The architect who helped design the house, Doug Zaun, says more and more people want to build energy-efficient homes. It only costs 10-to-15 percent more than standard construction to get the dramatic energy savings the Leitzes have achieved, he says. But he admits it can be hard for families building a house to find the money to do so.
He tells his clients they should put a high priority on what he calls the building envelope: the insulation and the south-facing orientation. They can make other improvements later.
"Perhaps instead of buying $10,000 countertops, they start with $2,000 countertops, take that $8,000 and add it to more insulation," Zaun suggests. "Ten years from now, when they need new countertops they can make that upgrade."

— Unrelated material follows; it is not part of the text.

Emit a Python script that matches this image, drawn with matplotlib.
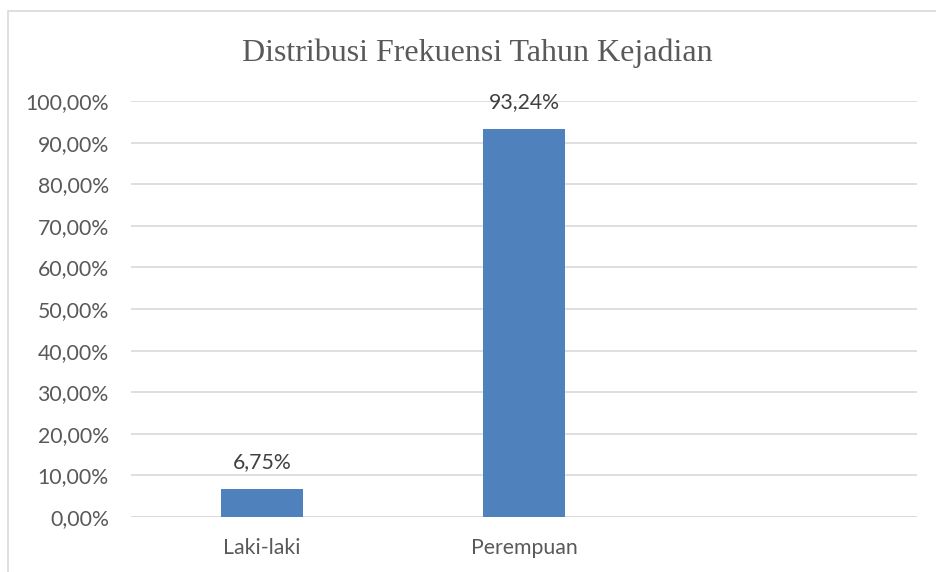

Or, they can use their energy savings to pay for a bigger mortgage.
"Curt's maybe saving a couple hundred dollars a month, so he can afford a mortgage that's a couple hundred dollars more, and that can buy a lot of insulation and better windows," says Zaun.
Of course, it's harder to do on existing homes.
But people can incorporate energy savings into their home through smart maintenance projects, Zuan says. If they need to replace siding they can add insulation, or if they need to replace windows they can buy highly efficient ones.
The Skyline House was one of the attractions during the North American Passive House Conference, held in Duluth last fall. Curt Leitz is happy to show it off. But he hopes one day it won t be quite so unique.
"Ultimately our goal is for this house not to be remarkable and exceptional but to be the norm or even a bit retrograde," says Leitz. "We'll know that we've succeeded when there's no more attention on this house because it's so usual."